Luiz Menezes contou que a região onde a escola está localizada ocupa o penúltimo lugar no ranking do Índice de Desenvolvimento Humano (IDH) na cidade. “A pobreza e a miséria favorecem a atuação do crime organizado. Em resposta, tentamos desenvolver atividades que levem à garotada maior sensação de prazer de estar na escola, com competições físicas, trabalhos de leitura e de música, com aulas de violão”, explicou, fazendo questão de frisar que, apesar de todas as adversidades, ainda tem muito o que fazer à frente da Daniel Piza. 
 
Flavia Rezek, diretora da Escola Municipal Rio de Janeiro, no Jacarezinho, se mostrou emocionada com a palestra de Luiz Menezes, e também ao recordar situações que já enfrentou junto com professores e estudantes. “Nosso prédio já foi atingido por balas perdidas – felizmente, sem feridos. A decisão se devemos ou não abrir é sempre um drama, pois somos responsáveis pelas vidas que estão ali. E muitos fatores externos influenciam a rotina escolar.

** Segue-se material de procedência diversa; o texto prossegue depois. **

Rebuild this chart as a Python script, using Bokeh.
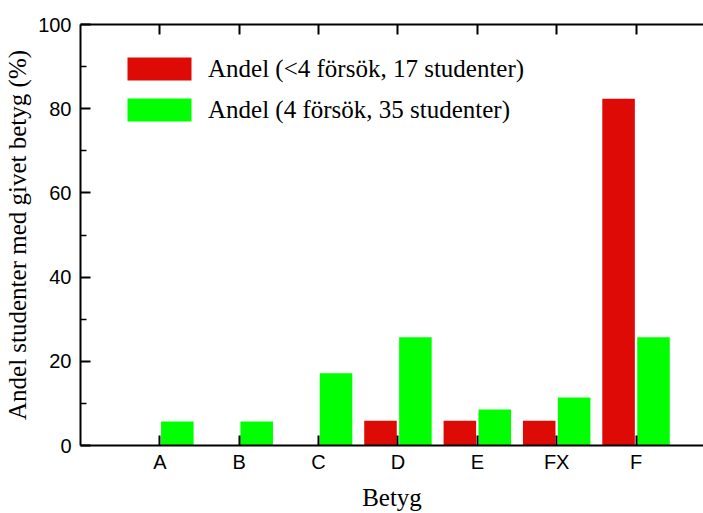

Como o caso de um aluno nosso que, flagrado com um estilete na mochila, garantiu que não o utilizaria no colégio. Disse que dormia com a arma branca debaixo do travesseiro, apenas para defender-se de eventuais agressões do padrasto... Enfrentamos coisas desse tipo. E tentamos criar, dentro da escola, um ambiente diferente do que esse alunos vivenciam no restante da comunidade. Para muitos, a escola é mais segura que a própria casa”, aponta.
 
Natália Aguiar, diretora adjunta do CIEP Hélio Smidt, no Complexo da Maré, comunidade Nova Holanda, próximo ao Parque União, encerrou a tarde de palestras. “Os bandidos, hoje, estão muito mais próximos da escola do que há nove anos, quando comecei a atuar na região. É uma triste realidade. Andam armados perto do portão principal, fazem desmanche de carros. Faz algum tempo, para enfrentar problemas como furtos, quebras de janelas, depredação de instalações, além de acentuada evasão, decidimos trazer para dentro das escola a comunidade e os pais desses alunos. Afinal, trabalhamos por eles. E queremos, cada vez mais, trabalhar com eles. E essa estratégia tem dado muito certo. Os resultados têm sido muito positivos”.
 
Ao final, Maria Cecilia de Souza Minayo pediu novamente a palavra e fez um agradecimento emocionado ao MPRJ pelo convite para participar do encontro. E aproveitou para parabenizar os colegas de mesa, em especial, os três diretores de unidades públicas de ensino. “Vocês nos contaram histórias lindas, emocionantes, fizeram relatos de dificuldades reais. Mas transmitiram, acima de tudo, a convicção de que, sim, é possível trabalhar nesses locais, fazer a diferença. O empenho que vocês demonstraram aqui precisa de maior espaço de divulgação, para que possa se multiplicar. Afinal, todos aqui temos a certeza de que salvar essas crianças é trabalhar pela Paz”, afirmou, sob aplausos da plateia.